At this point Ruskin cites a second, far more grotesque phenomenon, one taken from contemporary events: "Lately in a wreck of a Californian ship, one of the passengers fastened a belt about him with two hundred pounds of gold in it, with which he was found afterwards at the bottom. Now, as he was sinking — had he the gold? or had the gold him?" (17.86). Here, in brief compass, Ruskin has an emblem of modern society and its relation to its possessions. These satirical grotesques, which play a role in Ruskinian redefinitions of economic terminology, reverberate and expand until they indict an entire society that is hurtling self-destructively into the depths in pursuit of material wealth.
Ruskin, who follows Carlyle in making use of elaborate satirical grotesques created from phenomena encountered in newspaper reports, also develops his own characteristic form based upon landscape description. His elaborate word-painting of La Riccia in the first volume of Modern Painters (3.278 80) and that of Torcello in The Stones of Venice (10.79-90) exemplify his many transformations of landscape into emblem.
Lawrence's Landscape emblems
Because we shall observe the literary techniques that make up Ruskinian word-painting in chapter 4, "The Sage as Master of Experience," I should here like to widen my range of examples and cite D. H. Lawrence, who learned his word-painting from Ruskin, to exemplify the sage's creation of symbolical grotesques from landscape. In addition to incorporating Ruskinian phenomenological descriptions of the exterior and interior worlds into his writing, Lawrence also employs Ruskinian transformation of natural phenomena into emblems. Lawrence's emblematization of landscape set pieces appears throughout both his travel writing and his fiction. In Sea and Sardinia, for example, he presents the solitary figure working within the landscape as an emblem of the old full life, which he contrasts to the life of man under industrialism. He begins, as he so frequently does in such set pieces, by presenting the scene from the vantage point of those moving through a defined space.

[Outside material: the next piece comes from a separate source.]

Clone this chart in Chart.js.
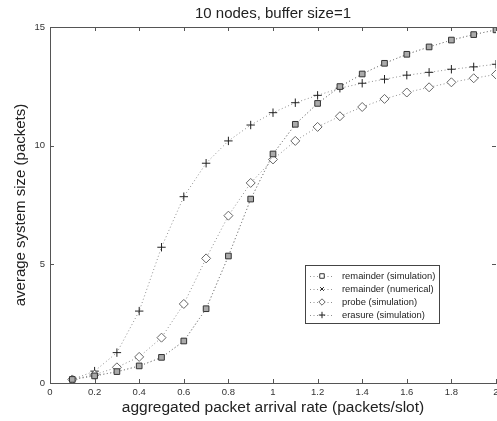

Soon we begin to climb to the hills. And soon the cultivation be; gins to be intermittent. Extraordinary how the healthy, moor-like hills come near the sea extraordinary how scrubby and uninhabited the great spaces of Sardinia are. It is wild, with heath and arbutus scrub and a sort of myrtle, breast-high. Sometimes one sees a few head of cattle. And then again come the greyish arable-patches, where the corn is grown. It is like Cornwall, like the Land's End region. Here and there, in the distance, are peasants working on the lonely landscape. Sometimes it is one man alone in the distance, showing so vividly in his black-and-white costume, small and far-off like a solitary magpie, and curiously distinct. All of the strange magic of Sardinia is in this sight. Among the low, moor-like hills, away in a hollow of the wide landscape one solitary figure, small but vivid black-and-white, working alone, as if eternally. There are patches and hollows of grey arable land, good for corn. Sardinia was once a great granary.